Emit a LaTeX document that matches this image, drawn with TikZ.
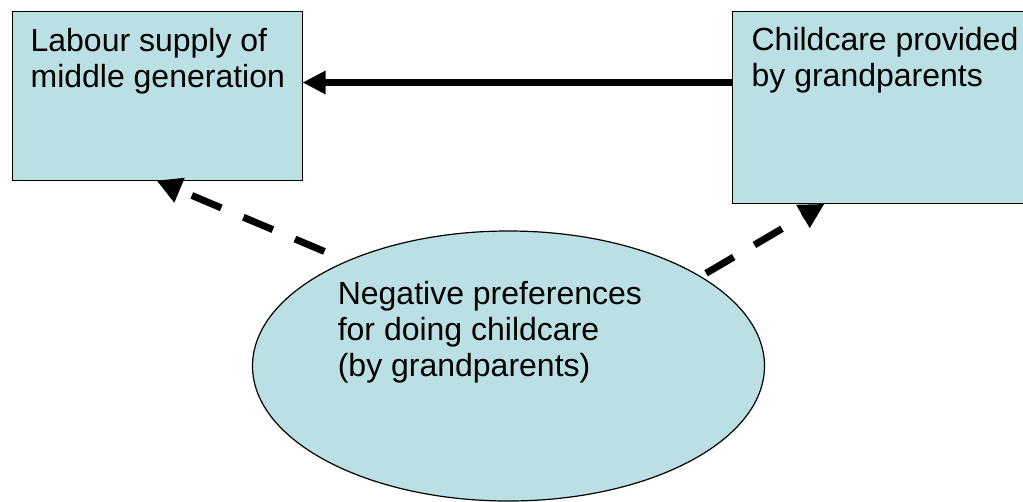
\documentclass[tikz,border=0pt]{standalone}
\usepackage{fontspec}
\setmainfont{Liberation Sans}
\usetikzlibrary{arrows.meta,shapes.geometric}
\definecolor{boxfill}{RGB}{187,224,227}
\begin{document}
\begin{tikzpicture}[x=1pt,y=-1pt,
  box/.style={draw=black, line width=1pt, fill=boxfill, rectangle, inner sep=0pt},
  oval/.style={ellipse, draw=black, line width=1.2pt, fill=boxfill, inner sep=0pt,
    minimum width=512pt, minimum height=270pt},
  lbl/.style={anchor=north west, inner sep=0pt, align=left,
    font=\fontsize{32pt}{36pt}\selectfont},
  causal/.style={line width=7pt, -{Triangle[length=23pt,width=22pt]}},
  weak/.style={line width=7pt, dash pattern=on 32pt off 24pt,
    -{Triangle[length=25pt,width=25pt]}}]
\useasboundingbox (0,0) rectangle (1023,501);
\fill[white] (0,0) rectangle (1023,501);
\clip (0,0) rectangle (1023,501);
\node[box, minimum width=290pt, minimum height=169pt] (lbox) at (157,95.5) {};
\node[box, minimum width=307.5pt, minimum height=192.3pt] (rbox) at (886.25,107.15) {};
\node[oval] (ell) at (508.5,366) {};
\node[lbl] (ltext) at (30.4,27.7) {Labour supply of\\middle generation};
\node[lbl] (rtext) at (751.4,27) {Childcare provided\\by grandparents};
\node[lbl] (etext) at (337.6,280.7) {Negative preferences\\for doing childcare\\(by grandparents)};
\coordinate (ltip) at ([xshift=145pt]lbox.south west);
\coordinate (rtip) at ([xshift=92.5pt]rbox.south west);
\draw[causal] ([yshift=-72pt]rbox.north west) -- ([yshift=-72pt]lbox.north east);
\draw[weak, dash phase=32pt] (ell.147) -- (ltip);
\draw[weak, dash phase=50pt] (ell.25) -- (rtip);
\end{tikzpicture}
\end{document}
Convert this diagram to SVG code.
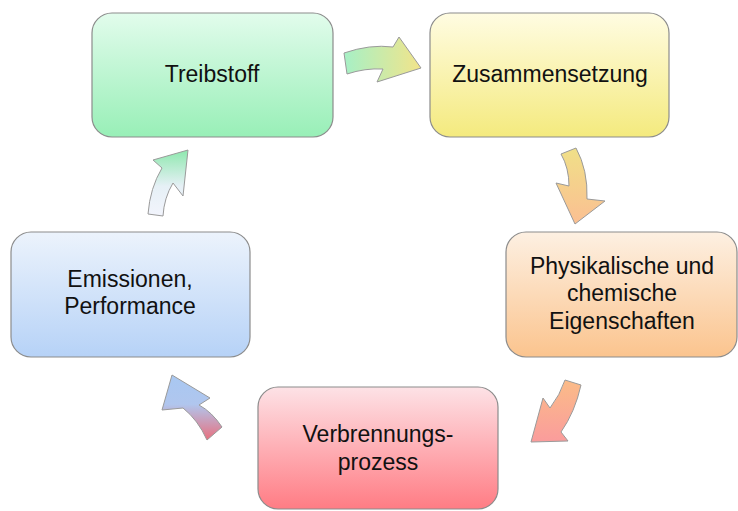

Work to be completed —
Scan the material above for the string "this" and return the lines that hold it.

Task output —
Emit a LaTeX document that matches this image, drawn with TikZ.
Convert this diagram to SVG code.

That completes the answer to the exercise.